▶ **Available data**

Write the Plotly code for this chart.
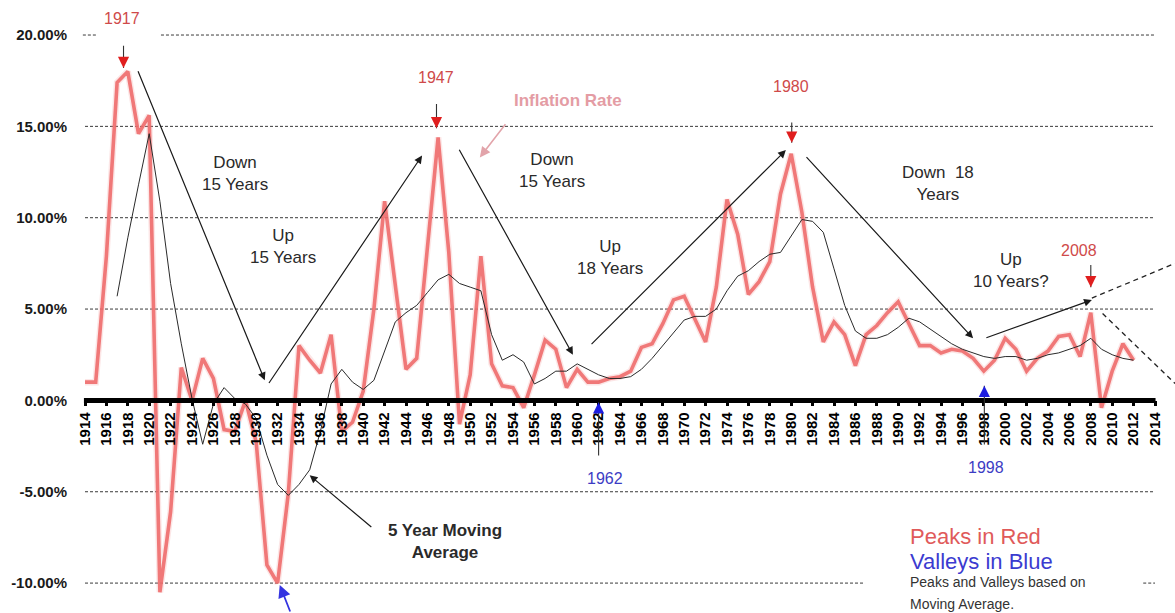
import plotly.graph_objects as go

# Annual inflation rate (%), 1914-2012
years = list(range(1914, 2013))
inflation_rate = [
    1.0, 1.0, 7.9, 17.4, 18.0, 14.6, 15.6, -10.5, -6.1, 1.8,      # 1914-1923
    0.0, 2.3, 1.2, -1.6, -1.7, 0.0, -2.3, -9.0, -10.0, -5.1,      # 1924-1933
    3.0, 2.2, 1.5, 3.6, -1.7, -1.2, 0.5, 5.0, 10.9, 6.1,          # 1934-1943
    1.7, 2.3, 8.3, 14.4, 8.1, -1.3, 1.4, 7.9, 2.0, 0.8,           # 1944-1953
    0.7, -0.4, 1.4, 3.3, 2.8, 0.7, 1.7, 1.0, 1.0, 1.2,            # 1954-1963
    1.3, 1.6, 2.9, 3.1, 4.2, 5.5, 5.7, 4.4, 3.2, 6.2,             # 1964-1973
    11.0, 9.1, 5.8, 6.5, 7.6, 11.3, 13.5, 10.3, 6.2, 3.2,         # 1974-1983
    4.3, 3.6, 1.9, 3.6, 4.1, 4.8, 5.4, 4.2, 3.0, 3.0,             # 1984-1993
    2.6, 2.8, 2.7, 2.3, 1.6, 2.2, 3.4, 2.8, 1.6, 2.3,             # 1994-2003
    2.7, 3.5, 3.6, 2.4, 4.8, -0.4, 1.6, 3.1, 2.2,                 # 2004-2012
]

# 5 year moving average (%), 1917-2012
ma_years = list(range(1917, 2013))
moving_average = [
    5.7, 8.9, 11.8, 14.6, 10.9, 6.4, 3.1,                         # 1917-1923
    0.1, -2.4, -0.2, 0.7, 0.1, -0.2, -1.0, -3.0, -4.6, -5.2,      # 1924-1933
    -4.6, -3.8, -1.7, 0.9, 1.7, 1.0, 0.6, 1.1, 2.7, 4.3,          # 1934-1943
    4.8, 5.2, 5.9, 6.6, 6.9, 6.4, 6.2, 6.0, 3.6, 2.2,             # 1944-1953
    2.5, 2.1, 0.9, 1.2, 1.6, 1.6, 2.0, 1.7, 1.4, 1.2,             # 1954-1963
    1.2, 1.3, 1.7, 2.3, 3.0, 3.7, 4.4, 4.6, 4.6, 5.0,             # 1964-1973
    6.0, 6.8, 7.1, 7.6, 8.0, 8.1, 9.0, 9.9, 9.8, 9.2,             # 1974-1983
    7.2, 5.2, 3.8, 3.4, 3.4, 3.6, 4.0, 4.5, 4.3, 3.9,             # 1984-1993
    3.5, 3.1, 2.8, 2.6, 2.4, 2.3, 2.4, 2.4, 2.2, 2.3,             # 1994-2003
    2.5, 2.6, 2.8, 3.0, 3.4, 2.8, 2.5, 2.3, 2.2,                  # 2004-2012
]

tick_years = list(range(1914, 2015, 2))
y_levels = [-10, -5, 0, 5, 10, 15, 20]
y_labels = ["-10.00%", "-5.00%", "0.00%", "5.00%", "10.00%", "15.00%", "20.00%"]

FONT = "Liberation Sans, Arial, sans-serif"
Y_MIN, Y_MAX = -11.09, 21.37
X_MIN, X_MAX = 1913.533, 2015.869
zero_pos = (0 - Y_MIN) / (Y_MAX - Y_MIN)

fig = go.Figure()

# soft halo + inflation line
fig.add_trace(go.Scatter(x=years, y=inflation_rate, mode="lines",
                         line=dict(color="rgba(240,140,140,0.22)", width=6.5),
                         hoverinfo="skip", showlegend=False))
fig.add_trace(go.Scatter(x=years, y=inflation_rate, mode="lines",
                         line=dict(color="rgba(238,108,108,0.90)", width=3.6),
                         name="Inflation Rate", showlegend=False))
fig.add_trace(go.Scatter(x=ma_years, y=moving_average, mode="lines",
                         line=dict(color="#2a2a2a", width=1),
                         name="5 Year Moving Average", showlegend=False))

shapes = []
grid_segments = {
    20: [(1913.8, 1915.2), (1921.1, 2014.0)],
    15: [(1914.0, 2014.0)],
    10: [(1914.0, 2014.0)],
    5: [(1914.0, 2014.0)],
    -5: [(1914.0, 2014.0)],
    -10: [(1914.0, 1986.9), (2012.9, 2014.0)],
}
for lvl, segs in grid_segments.items():
    for x0, x1 in segs:
        shapes.append(dict(type="line", xref="x", yref="y", x0=x0, x1=x1, y0=lvl, y1=lvl,
                           line=dict(color="#3a3a3a", width=1, dash="3px,2px"), layer="below"))
# heavy zero axis
shapes.append(dict(type="line", xref="x", yref="y", x0=1913.9, x1=2014.05, y0=0, y1=0,
                   line=dict(color="#000000", width=5), layer="above"))
# projection lines after 2008
shapes.append(dict(type="line", xref="x", yref="y", x0=2008.1, y0=5.6, x1=2015.87, y1=7.5,
                   line=dict(color="#222222", width=1.3, dash="5px,4px")))
shapes.append(dict(type="line", xref="x", yref="y", x0=2009.1, y0=4.76, x1=2015.87, y1=0.93,
                   line=dict(color="#222222", width=1.3, dash="5px,4px")))

ann = []


def arrow(x0, y0, x1, y1, color="#1a1a1a", width=1.2, head=2, size=1.3):
    ann.append(dict(x=x1, y=y1, ax=x0, ay=y0, xref="x", yref="y", axref="x", ayref="y",
                    text="", showarrow=True, arrowhead=head, arrowsize=size,
                    arrowwidth=width, arrowcolor=color, standoff=0, startstandoff=0))


def label(x, y, text, size=17, color="#2a2a2a", bold=False, xanchor="center", yshift=0):
    ann.append(dict(x=x, y=y, xref="x", yref="y", text=text, showarrow=False,
                    xanchor=xanchor, yanchor="middle", yshift=yshift,
                    font=dict(family=FONT, size=size, color=color,
                              weight="bold" if bold else "normal")))


def marker_arrow(x, y_tail, y_head, head_color):
    # dark shaft with a coloured head
    arrow(x, y_tail, x, y_head, color="#333333", width=1.1, head=0)
    step = 0.3 if y_head < y_tail else -0.3
    arrow(x, y_head + step, x, y_head, color=head_color, width=1.6, head=2, size=1.4)


# trend arrows
arrow(1918.9, 18.1, 1930.8, 1.1)
arrow(1931.1, 0.87, 1945.5, 13.4)
arrow(1948.9, 13.8, 1959.6, 2.5)
arrow(1961.2, 3.0, 1979.5, 13.7)
arrow(1981.3, 13.4, 1997.0, 3.4)
arrow(1998.1, 3.4, 2008.1, 5.5)
arrow(1940.9, -7.0, 1935.0, -4.1)
arrow(1953.4, 15.2, 1950.9, 13.3, color="#e2a4aa", width=1.6)

# trend labels
label(1928.0, 12.4, "Down<br>15 Years")
label(1932.5, 8.4, "Up<br>15 Years")
label(1957.6, 12.6, "Down<br>15 Years")
label(1963.1, 7.8, "Up<br>18 Years")
label(1993.7, 11.9, "Down  18<br>Years")
label(2000.5, 7.1, "Up<br>10 Years?")
label(1947.6, -7.7, "5 Year Moving<br>Average", bold=True)
label(1959.1, 16.4, "Inflation Rate", size=17, color="#e49ca4", bold=True)

# peaks (red) and valleys (blue)
marker_arrow(1917.6, 19.5, 18.2, "#e01e1e")
marker_arrow(1946.85, 16.3, 14.9, "#e01e1e")
marker_arrow(1980.05, 15.3, 14.1, "#e01e1e")
marker_arrow(2008.0, 7.5, 6.2, "#e01e1e")
label(1917.5, 20.9, "1917", size=16, color="#cf4a4a")
label(1946.8, 17.7, "1947", size=16, color="#cf4a4a")
label(1980.0, 17.2, "1980", size=16, color="#cf4a4a")
label(2006.9, 8.2, "2008", size=16, color="#cf4a4a")

marker_arrow(1962.0, -3.1, -0.1, "#1e1ee0")
marker_arrow(1998.05, -2.5, 0.8, "#1e1ee0")
label(1962.6, -4.3, "1962", size=16, color="#3c3cc4")
label(1998.2, -3.7, "1998", size=16, color="#3c3cc4")
ann.append(dict(x=1932.2, y=-10.1, ax=11, ay=32, xref="x", yref="y", text="",
                showarrow=True, arrowhead=2, arrowsize=1.4, arrowwidth=1.8,
                arrowcolor="#3434e0", standoff=0))

# key text
label(1990.9, -7.45, "Peaks in Red", size=22, color="#e05a5a", xanchor="left")
label(1990.9, -8.8, "Valleys in Blue", size=22, color="#3b3bd0", xanchor="left")
label(1990.9, -9.95, "Peaks and Valleys based on", size=14, color="#333333", xanchor="left")
label(1990.9, -9.95, "Moving Average.", size=14, color="#333333", xanchor="left", yshift=-22)

fig.update_layout(
    width=1175, height=613,
    margin=dict(l=80, r=0, t=10, b=10),
    paper_bgcolor="white", plot_bgcolor="white",
    shapes=shapes, annotations=ann, showlegend=False,
    font=dict(family=FONT),
    xaxis=dict(range=[X_MIN, X_MAX], anchor="free", position=zero_pos,
               tickvals=tick_years, ticktext=[str(y) for y in tick_years],
               tickangle=-90, ticks="outside", ticklen=5, tickwidth=3, tickcolor="#000",
               tickfont=dict(family=FONT, size=15, color="#000", weight="bold"),
               showgrid=False, zeroline=False, showline=False, fixedrange=True),
    yaxis=dict(range=[Y_MIN, Y_MAX], domain=[0, 1],
               tickvals=y_levels, ticktext=y_labels, ticks="", ticklabelstandoff=12,
               tickfont=dict(family=FONT, size=15, color="#1a1a1a", weight="bold"),
               showgrid=False, zeroline=False, showline=False, fixedrange=True),
)

fig.write_html("out.html")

▶ **What you are asked to do**
Give again, word for word, every line from the top of the data above to the line holding "import plotly.graph_objects as go", inclusive, with the pictures left out.

▶ **Exercise result**
Write the Plotly code for this chart.
import plotly.graph_objects as go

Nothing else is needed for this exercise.